Jazmine pumped in 30.9 ppg with 5.3 rebounds and 5.6 steals this year. She had some of her biggest games against the Spartans’ strongest opponents. Her season high of 52 points came in a 78-67 victory over McFarland. Soto also had 42 points in a win vs. Corcoran that was in the CIF Central Section D5 championship. Then in the CIF SoCal D5-AA regional final vs. Fallbrook (a school with more than five times the enrollment of Strathmore), Jazmine wrapped up her career with 42 points, nine rebounds and three assists.
Prior to this season, Soto posted per game scoring averages of 29.1 (junior), 25.7 (sophomore) and 23.7 (frosh) points per game.

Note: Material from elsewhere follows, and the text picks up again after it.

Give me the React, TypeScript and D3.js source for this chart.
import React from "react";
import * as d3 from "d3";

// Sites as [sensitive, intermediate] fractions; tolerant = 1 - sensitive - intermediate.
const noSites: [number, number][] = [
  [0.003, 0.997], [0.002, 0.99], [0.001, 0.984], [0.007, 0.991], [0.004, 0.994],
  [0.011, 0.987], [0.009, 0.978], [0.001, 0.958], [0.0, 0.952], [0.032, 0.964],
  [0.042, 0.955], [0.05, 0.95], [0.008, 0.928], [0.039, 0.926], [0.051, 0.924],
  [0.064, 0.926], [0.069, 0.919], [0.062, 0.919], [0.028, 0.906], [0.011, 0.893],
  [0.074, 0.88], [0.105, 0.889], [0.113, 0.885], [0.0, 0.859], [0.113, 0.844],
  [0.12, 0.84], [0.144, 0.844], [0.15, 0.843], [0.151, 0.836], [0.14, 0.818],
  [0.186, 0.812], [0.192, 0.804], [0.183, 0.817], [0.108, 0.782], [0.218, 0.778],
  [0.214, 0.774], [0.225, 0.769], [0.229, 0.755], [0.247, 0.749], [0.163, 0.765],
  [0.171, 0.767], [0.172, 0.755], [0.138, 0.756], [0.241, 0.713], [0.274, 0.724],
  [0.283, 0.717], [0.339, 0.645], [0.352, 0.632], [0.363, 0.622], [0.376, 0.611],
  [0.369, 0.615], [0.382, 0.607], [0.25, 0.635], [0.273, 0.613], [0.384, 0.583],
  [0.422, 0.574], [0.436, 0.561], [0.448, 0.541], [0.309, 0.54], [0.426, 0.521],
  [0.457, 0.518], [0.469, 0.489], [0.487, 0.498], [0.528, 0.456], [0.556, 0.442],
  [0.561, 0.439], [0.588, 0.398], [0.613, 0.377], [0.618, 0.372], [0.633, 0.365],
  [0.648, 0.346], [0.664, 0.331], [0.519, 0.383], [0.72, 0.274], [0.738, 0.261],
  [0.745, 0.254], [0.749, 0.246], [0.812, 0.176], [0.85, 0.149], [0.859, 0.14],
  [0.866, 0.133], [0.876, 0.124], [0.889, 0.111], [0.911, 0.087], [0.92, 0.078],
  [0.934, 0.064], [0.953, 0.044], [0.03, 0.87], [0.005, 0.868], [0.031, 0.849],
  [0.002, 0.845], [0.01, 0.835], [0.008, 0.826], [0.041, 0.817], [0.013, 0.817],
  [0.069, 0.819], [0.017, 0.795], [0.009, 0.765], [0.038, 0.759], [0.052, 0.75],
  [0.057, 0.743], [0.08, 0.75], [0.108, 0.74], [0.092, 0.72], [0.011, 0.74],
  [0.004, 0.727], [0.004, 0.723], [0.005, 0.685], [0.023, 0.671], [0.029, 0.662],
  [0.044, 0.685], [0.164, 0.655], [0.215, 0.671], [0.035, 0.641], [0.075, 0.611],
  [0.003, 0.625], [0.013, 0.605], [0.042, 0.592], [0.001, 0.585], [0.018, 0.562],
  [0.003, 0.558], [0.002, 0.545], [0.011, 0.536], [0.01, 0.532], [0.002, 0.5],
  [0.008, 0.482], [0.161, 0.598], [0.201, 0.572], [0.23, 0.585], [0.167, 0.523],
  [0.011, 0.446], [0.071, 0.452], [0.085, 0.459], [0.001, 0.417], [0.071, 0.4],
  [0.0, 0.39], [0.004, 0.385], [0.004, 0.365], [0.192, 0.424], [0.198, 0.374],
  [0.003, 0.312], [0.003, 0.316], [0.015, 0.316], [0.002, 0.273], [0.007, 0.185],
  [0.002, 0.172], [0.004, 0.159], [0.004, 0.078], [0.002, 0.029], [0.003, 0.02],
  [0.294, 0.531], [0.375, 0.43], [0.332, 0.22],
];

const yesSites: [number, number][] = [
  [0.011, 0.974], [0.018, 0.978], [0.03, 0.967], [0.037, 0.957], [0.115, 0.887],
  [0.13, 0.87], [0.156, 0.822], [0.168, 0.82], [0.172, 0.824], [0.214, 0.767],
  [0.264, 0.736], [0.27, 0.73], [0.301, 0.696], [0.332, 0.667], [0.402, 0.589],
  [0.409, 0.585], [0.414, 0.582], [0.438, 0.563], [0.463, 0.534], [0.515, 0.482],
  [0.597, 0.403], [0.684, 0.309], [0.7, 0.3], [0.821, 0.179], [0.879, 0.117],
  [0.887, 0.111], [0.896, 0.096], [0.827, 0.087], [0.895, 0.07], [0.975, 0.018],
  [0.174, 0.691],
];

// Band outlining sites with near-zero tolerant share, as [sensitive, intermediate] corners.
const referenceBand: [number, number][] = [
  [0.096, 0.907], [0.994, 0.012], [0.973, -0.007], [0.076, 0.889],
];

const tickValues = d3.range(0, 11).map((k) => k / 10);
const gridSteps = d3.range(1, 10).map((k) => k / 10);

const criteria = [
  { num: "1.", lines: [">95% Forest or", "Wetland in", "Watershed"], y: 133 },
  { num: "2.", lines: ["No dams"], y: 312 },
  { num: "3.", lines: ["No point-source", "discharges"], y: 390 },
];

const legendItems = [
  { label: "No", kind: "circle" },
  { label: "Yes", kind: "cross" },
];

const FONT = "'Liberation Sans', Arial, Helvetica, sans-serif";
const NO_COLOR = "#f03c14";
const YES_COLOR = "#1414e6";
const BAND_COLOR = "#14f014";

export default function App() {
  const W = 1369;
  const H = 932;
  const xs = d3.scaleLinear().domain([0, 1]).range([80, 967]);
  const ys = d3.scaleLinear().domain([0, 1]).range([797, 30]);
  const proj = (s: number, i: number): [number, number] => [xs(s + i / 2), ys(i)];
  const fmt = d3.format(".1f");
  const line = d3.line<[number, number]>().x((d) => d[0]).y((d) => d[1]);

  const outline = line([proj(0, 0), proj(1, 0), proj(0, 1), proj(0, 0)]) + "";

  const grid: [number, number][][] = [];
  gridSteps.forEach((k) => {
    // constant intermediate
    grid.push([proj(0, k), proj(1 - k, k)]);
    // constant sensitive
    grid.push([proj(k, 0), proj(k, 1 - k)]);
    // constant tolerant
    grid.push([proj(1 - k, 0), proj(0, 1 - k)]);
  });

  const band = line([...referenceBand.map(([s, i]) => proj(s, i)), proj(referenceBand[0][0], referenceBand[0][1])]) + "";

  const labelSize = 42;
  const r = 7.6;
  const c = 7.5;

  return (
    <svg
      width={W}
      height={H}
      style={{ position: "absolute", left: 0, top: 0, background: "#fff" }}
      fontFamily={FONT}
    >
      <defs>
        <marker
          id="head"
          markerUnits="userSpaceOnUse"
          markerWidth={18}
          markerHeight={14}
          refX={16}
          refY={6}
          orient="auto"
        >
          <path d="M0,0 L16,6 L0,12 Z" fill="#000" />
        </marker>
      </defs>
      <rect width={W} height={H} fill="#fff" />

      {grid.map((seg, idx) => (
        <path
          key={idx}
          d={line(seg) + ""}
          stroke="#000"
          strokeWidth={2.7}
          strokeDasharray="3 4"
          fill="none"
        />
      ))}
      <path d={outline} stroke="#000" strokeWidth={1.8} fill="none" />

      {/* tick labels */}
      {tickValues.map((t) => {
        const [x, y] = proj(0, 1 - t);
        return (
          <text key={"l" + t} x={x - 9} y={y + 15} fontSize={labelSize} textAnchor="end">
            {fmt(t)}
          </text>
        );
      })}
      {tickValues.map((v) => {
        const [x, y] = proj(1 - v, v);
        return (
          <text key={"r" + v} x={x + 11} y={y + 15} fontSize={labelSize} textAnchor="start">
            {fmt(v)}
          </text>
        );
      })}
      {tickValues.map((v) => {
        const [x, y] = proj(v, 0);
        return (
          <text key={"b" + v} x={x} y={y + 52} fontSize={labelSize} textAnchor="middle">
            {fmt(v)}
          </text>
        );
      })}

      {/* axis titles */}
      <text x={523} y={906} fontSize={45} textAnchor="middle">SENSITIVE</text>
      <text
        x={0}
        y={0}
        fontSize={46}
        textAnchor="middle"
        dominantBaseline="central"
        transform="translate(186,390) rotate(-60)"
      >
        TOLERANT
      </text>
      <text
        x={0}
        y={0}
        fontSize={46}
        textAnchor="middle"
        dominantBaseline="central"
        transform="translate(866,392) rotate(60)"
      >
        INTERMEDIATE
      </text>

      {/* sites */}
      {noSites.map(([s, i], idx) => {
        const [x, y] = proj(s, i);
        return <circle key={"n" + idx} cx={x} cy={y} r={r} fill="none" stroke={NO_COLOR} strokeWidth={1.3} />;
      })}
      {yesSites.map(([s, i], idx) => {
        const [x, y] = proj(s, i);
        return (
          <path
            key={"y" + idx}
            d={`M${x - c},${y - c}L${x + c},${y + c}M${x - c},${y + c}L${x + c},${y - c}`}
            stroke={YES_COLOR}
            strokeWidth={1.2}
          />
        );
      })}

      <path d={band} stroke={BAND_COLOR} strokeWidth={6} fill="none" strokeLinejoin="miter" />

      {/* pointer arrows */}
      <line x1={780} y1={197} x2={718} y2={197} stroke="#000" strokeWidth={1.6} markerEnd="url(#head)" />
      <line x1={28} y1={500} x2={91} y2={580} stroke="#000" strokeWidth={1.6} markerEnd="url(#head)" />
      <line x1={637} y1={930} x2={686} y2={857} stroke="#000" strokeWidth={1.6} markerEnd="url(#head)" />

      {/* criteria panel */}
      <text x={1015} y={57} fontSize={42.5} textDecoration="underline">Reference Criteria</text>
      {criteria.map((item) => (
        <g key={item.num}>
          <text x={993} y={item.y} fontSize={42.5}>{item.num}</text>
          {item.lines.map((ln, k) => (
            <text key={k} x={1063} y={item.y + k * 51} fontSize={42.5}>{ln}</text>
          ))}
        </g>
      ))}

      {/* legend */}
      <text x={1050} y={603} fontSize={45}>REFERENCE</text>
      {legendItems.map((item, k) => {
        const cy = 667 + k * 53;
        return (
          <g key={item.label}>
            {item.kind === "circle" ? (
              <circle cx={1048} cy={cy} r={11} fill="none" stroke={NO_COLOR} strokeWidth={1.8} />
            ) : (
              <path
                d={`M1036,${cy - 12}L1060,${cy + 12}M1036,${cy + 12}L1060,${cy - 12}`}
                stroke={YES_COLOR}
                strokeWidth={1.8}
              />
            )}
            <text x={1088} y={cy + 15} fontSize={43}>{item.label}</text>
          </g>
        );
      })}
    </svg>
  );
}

She has signed a letter of intent to continue playing at Holy Names of Oakland (a D2 college).
Last 11 State D5 Players of the Year: 2020 Jazmine Soto (Strathmore); 2019 Serena Ybarra (Coalinga); 2018 Vanessa Smart (Oxnard Hueneme); 2017 Kayla Tahaafe (E. Palo Alto Eastside College Prep); 2016 Kayla Tahaafe (E. Palo Alto Eastside College Prep); 2015 Destiny Littleton (La Jolla Bishop’s); 2014 Marissa Hing (Los Altos Hills Pinewood); 2013 Kennedy Burke (Chatsworth Sierra Canyon); 2012 Michelle Miller (Pasadena Poly); 2011 Haillie Eackles (Los Altos Hills Pinewood); 2010 Haillie Eackles (Los Altos Hills Pinewood); 2009 Shelly Gupilan (Burbank Bellarmine-Jefferson).